7. Summary Table: Representative Methods and Their Innovations
| Method | Core Innovation | Key Architectural Feature | Notable Metric/Result |
|---|---|---|---|
| CSTalk (Liang et al., 29 Apr 2024) | Correlation-supervised regional supervision | Transformer + TCN, MetaHuman controls | LVE=2.538 mm, EVE=2.084 mm |
| Mimic (Fu et al., 2023) | Latent style/content disentanglement | TCN+transformer dual encoding | FVE=0.55×10⁻⁶ mm, SCS=0.995 |
| VividTalker (Zhao et al., 2023) | Dual VQ-VAE for head/detail, new dataset | Windowed transformer, detail synthesis | PoseErr=8.85, MouthErr=22.89 |
| FaceDiffuser (Stan et al., 2023) | Non-deterministic diffusion generation | GRU-based denoiser, HuBERT encoding | High diversity, low MVE/LVE |
| LSF-Animation (Lu et al., 23 Oct 2025) | Hierarchical fusion, label-free features | Dual transformer, VQ-VAE quantization | MVE=1.22, LVE=1.09 (3DMEAD) |
| PMMTalk (Han et al., 2023) | Pseudo multi-modal (audio, text, image) cues | Cross-modal alignment, Wav2Lip branch | LVE=2.99×10⁻⁵ mm (VOCA) |
| TalkingEyes (Zhuang et al., 17 Jan 2025) | VQ-VAE for eye-gaze, eye/head disentangle | Cross-modal transformer, head+gaze VAE | Diversity=0.264, Corr=0.604 |
| MemoryTalker (Kim et al., 28 Jul 2025) | Audio-driven style key–value memory | Style gating, key–value memory | FVE=0.506×10⁻⁶, LVE=0.293×10⁻⁵ |
This table omits several valuable methods (e.g., FaceFormer, CodeTalker, Joint Audio-Text model) for brevity; see individual citations for detailed experimental comparisons.

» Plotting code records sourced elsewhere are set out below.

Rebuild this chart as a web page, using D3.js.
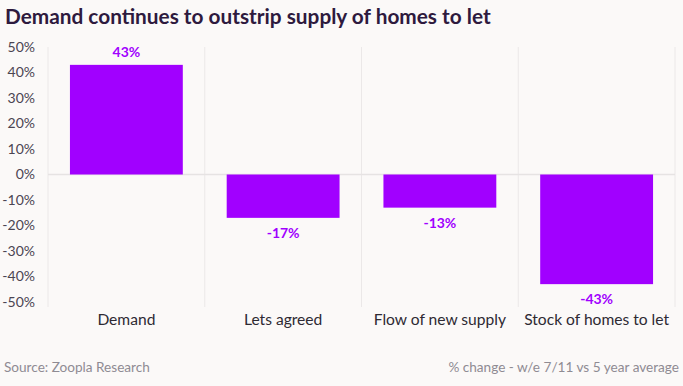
<!DOCTYPE html>
<html>
<head>
<meta charset="utf-8">
<script src="https://cdn.jsdelivr.net/npm/d3@7"></script>
<style>
  body { margin: 0; background: #fbf9f8; }
  svg { display: block; }
</style>
</head>
<body>
<div id="chart"></div>
<script>
// Podaci
const kategorije = ["Demand", "Lets agreed", "Flow of new supply", "Stock of homes to let"];
const vrijednosti = [43, -17, -13, -43];
const yTicks = [50, 40, 30, 20, 10, 0, -10, -20, -30, -40, -50];

const naslov = "Demand continues to outstrip supply of homes to let";
const izvor = "Source: Zoopla Research";
const biljeska = "% change - w/e 7/11 vs 5 year average";

const dimenzije = {
    sirina: 683,
    visina: 386,
    margine: { top: 47, right: 8, bottom: 84, left: 48 }
};
dimenzije.grSirina = dimenzije.sirina - dimenzije.margine.left - dimenzije.margine.right;
dimenzije.grVisina = dimenzije.visina - dimenzije.margine.top - dimenzije.margine.bottom;

const boja = "#a100ff";
const font = "Lato, 'Open Sans', sans-serif";

const svg = d3.select("#chart")
    .append("svg")
    .attr("width", dimenzije.sirina)
    .attr("height", dimenzije.visina)
    .style("background", "#fbf9f8");

svg.append("text")
    .attr("x", 5)
    .attr("y", 24)
    .attr("font-family", font)
    .attr("font-weight", 700)
    .attr("font-size", 20.8)
    .attr("fill", "#2e1a3e")
    .text(naslov);

const granice = svg.append("g")
    .attr("transform", `translate(${dimenzije.margine.left},${dimenzije.margine.top})`);

const xScale = d3.scaleBand()
    .domain(kategorije)
    .range([0, dimenzije.grSirina])
    .paddingInner(0.28)
    .paddingOuter(0.14);

const yScale = d3.scaleLinear()
    .domain([-50, 50])
    .range([dimenzije.grVisina, 0]);

// Vertikalne linije izmedju kategorija
const korak = xScale.step();
const granicePoz = d3.range(kategorije.length + 1).map(i => xScale(kategorije[0]) - xScale.paddingOuter() * korak + i * korak);
granice.selectAll(".sep")
    .data(granicePoz)
    .join("line")
    .attr("x1", d => d)
    .attr("x2", d => d)
    .attr("y1", 0)
    .attr("y2", dimenzije.grVisina + 5)
    .attr("stroke", "#ebe8e8")
    .attr("stroke-width", 1);

// Y os
const yAxis = granice.append("g")
    .call(d3.axisLeft(yScale).tickValues(yTicks).tickFormat(d => d + "%").tickSize(0).tickPadding(13));
yAxis.select(".domain").remove();
yAxis.selectAll("text")
    .attr("font-family", font)
    .attr("font-size", 14)
    .attr("fill", "#4b4552");

// Nulta linija
granice.append("line")
    .attr("x1", 0)
    .attr("x2", dimenzije.grSirina)
    .attr("y1", yScale(0))
    .attr("y2", yScale(0))
    .attr("stroke", "#e6e3e3")
    .attr("stroke-width", 1.5);

// Stupci
granice.selectAll(".bar")
    .data(vrijednosti)
    .join("rect")
    .attr("x", (d, i) => xScale(kategorije[i]))
    .attr("y", d => yScale(Math.max(0, d)))
    .attr("width", xScale.bandwidth())
    .attr("height", d => Math.abs(yScale(d) - yScale(0)))
    .attr("fill", boja);

// Oznake vrijednosti
granice.selectAll(".lbl")
    .data(vrijednosti)
    .join("text")
    .attr("x", (d, i) => xScale(kategorije[i]) + xScale.bandwidth() / 2)
    .attr("y", d => d >= 0 ? yScale(d) - 8 : yScale(d) + 20)
    .attr("text-anchor", "middle")
    .attr("font-family", font)
    .attr("font-weight", 700)
    .attr("font-size", 14)
    .attr("fill", boja)
    .text(d => d + "%");

// X os
const xAxis = granice.append("g")
    .attr("transform", `translate(0,${dimenzije.grVisina})`)
    .call(d3.axisBottom(xScale).tickSize(0).tickPadding(12));
xAxis.select(".domain").remove();
xAxis.selectAll("text")
    .attr("font-family", font)
    .attr("font-size", 15.6)
    .attr("fill", "#2e2a33");

// Podnozje
svg.append("text")
    .attr("x", 4)
    .attr("y", 372)
    .attr("font-family", font)
    .attr("font-size", 13.6)
    .attr("fill", "#8f8b93")
    .text(izvor);

svg.append("text")
    .attr("x", 679)
    .attr("y", 372)
    .attr("text-anchor", "end")
    .attr("font-family", font)
    .attr("font-size", 13.6)
    .attr("fill", "#8f8b93")
    .text(biljeska);
</script>
</body>
</html>
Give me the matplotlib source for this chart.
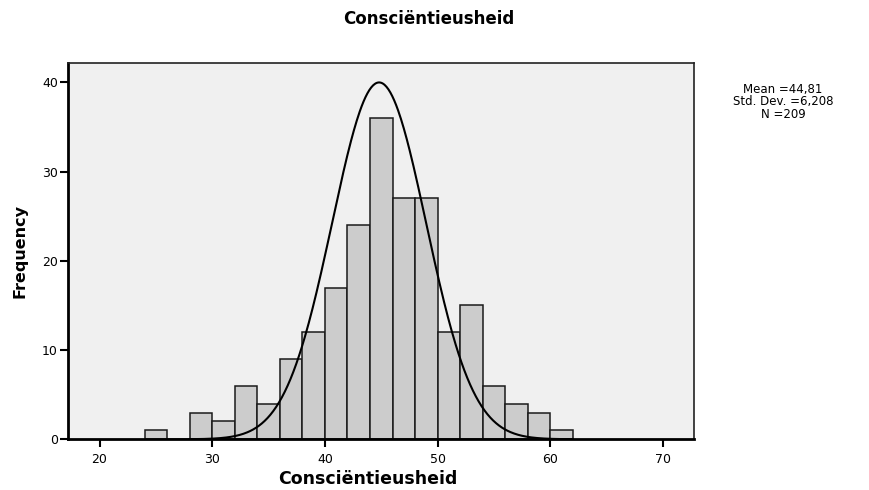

Speech-driven 3D animation methods now offer controllable, data-efficient, and perceptually superior generation across a spectrum from deterministic regression to stochastic, multi-modal synthesis, with ongoing innovation in conditioning architectures, evaluation protocols, and motion representations (Liang et al., 29 Apr 2024, Fu et al., 2023, Zhao et al., 2023, Stan et al., 2023, Lu et al., 23 Oct 2025, Han et al., 2023, Zhuang et al., 17 Jan 2025, Kim et al., 28 Jul 2025).